Recently, my co-authors (Jeff Camarda, Pieter de Jong, and Jerusha Lee) and I received word that our paper, "Badges of Misconduct: Consumer Rules to Avoid Abusive Advisors" had been accepted in the Journal of Financial Regulation. This publication easily required the most work thus far. We began working on this close to three years ago beginning with a deep dive into the literature review and scraping data from the FINRA, CFP Board, and CFA Institute websites. After several rejections and paying out of pocket to enlist the services of a copy editor, our article finally found a home in a good journal.
The main takeaways from our article is that advisors (brokers--those who are licensed to sell securities on commission) with the CFP designation are much more likely to engage in misconduct than brokers who do not hold the CFP designation. By contrast, those holding the CFA designation are less likely (without controlling for other factors) to have misconduct disclosures on their Form U-4.
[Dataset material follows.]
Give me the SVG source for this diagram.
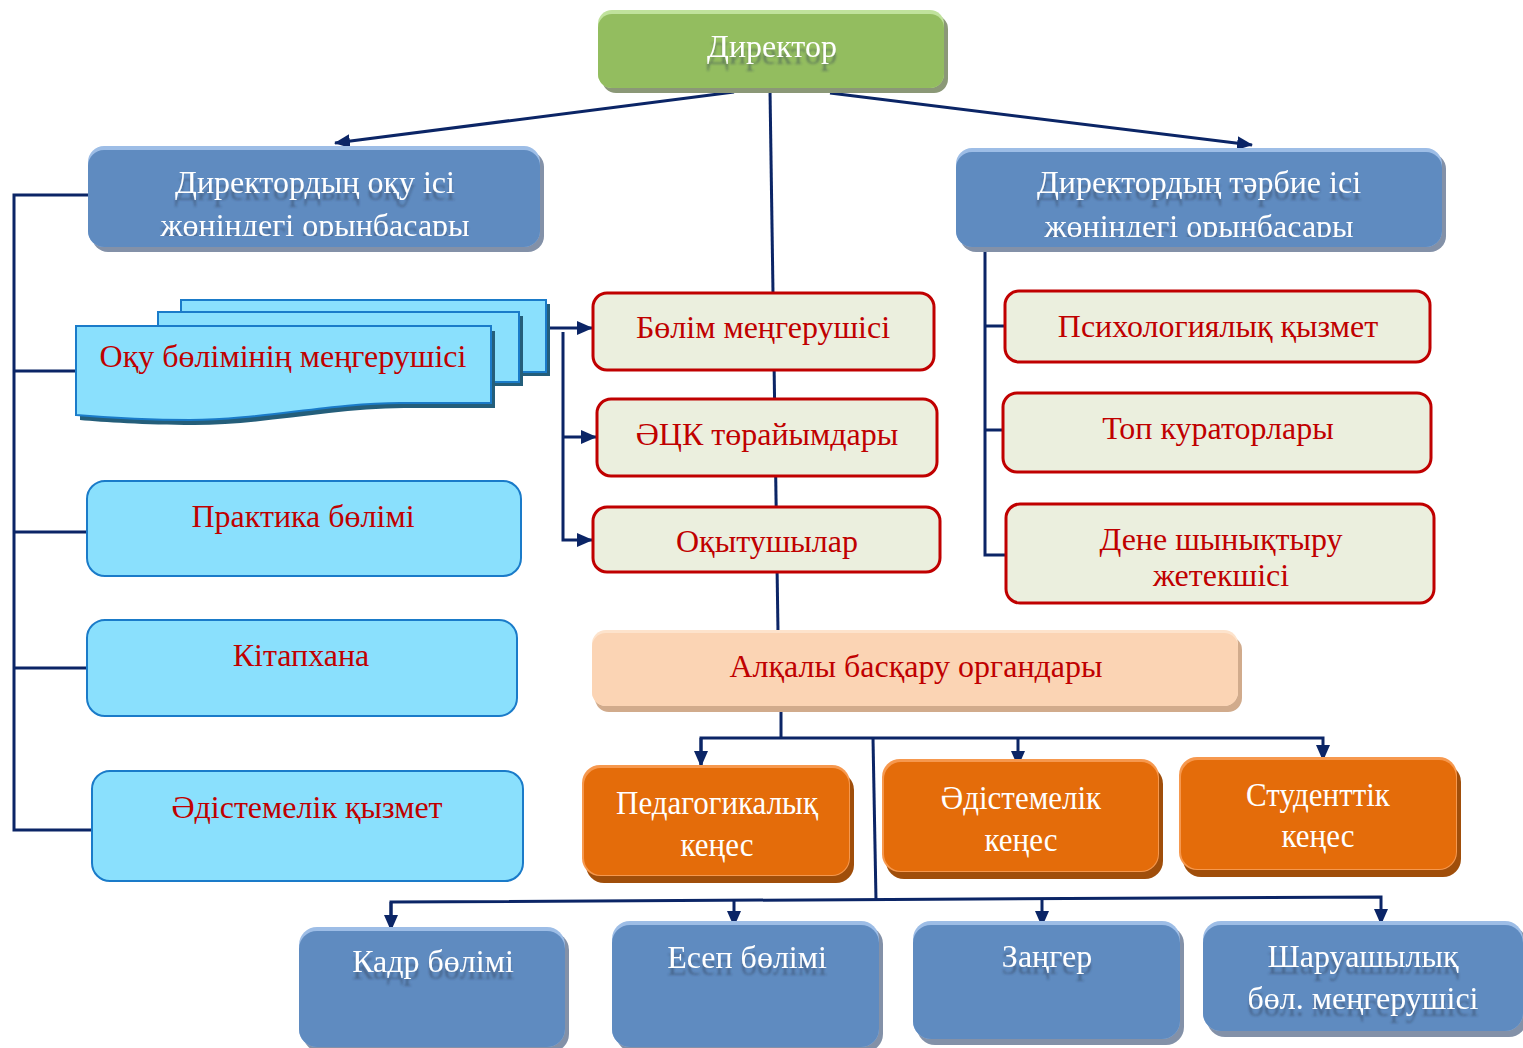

In addition, advisors who are dual-registered or "two-hat" advisors (those who can sell securities on commission and are also licensed to offer investment advice for a fee) are more likely to engage in misconduct than those who are just licensed to sell securities. This was one of the more interesting findings of our paper.
The key finding, however, is that CFPs who are also dual-registered are actually less likely to engage in misconduct while CFAs who are also dual-registered are more likely to have certain kinds of misconduct disclosures. We believe there are two different forces at work that are driving these findings.
The first is the unobserved effect of insurance-only advisors who also hold the CFP designation. The CFP Board does not require the candidate to hold any particular license (or any for that matter)--only that education, work experience, ethics, and exam requirements are met. Thus, to signal increased training, trust, and trustworthiness to prospects, these insurance-only CFPs could be driving misconduct as they sell double-digit commissioned insurance products like whole life insurance but more likely equity indexed and variable annuities.
The second factor we believe is driving these results is that being dual-registered and also holding the CFP designation means more education and learning for the advisor. There may be some interaction or reinforcement between being an investment advisor representative (IAR) who by law owes the client a fiduciary duty, as well as the CFP professional, which also carries a fiduciary duty. One would think that multiple fiduciary duties imposed upon the same person would be redundant. However, our results suggest that this may not be the case.
There could of course be other x-factors not previously considered that drive these results. Only time (and future research endeavors) will tell.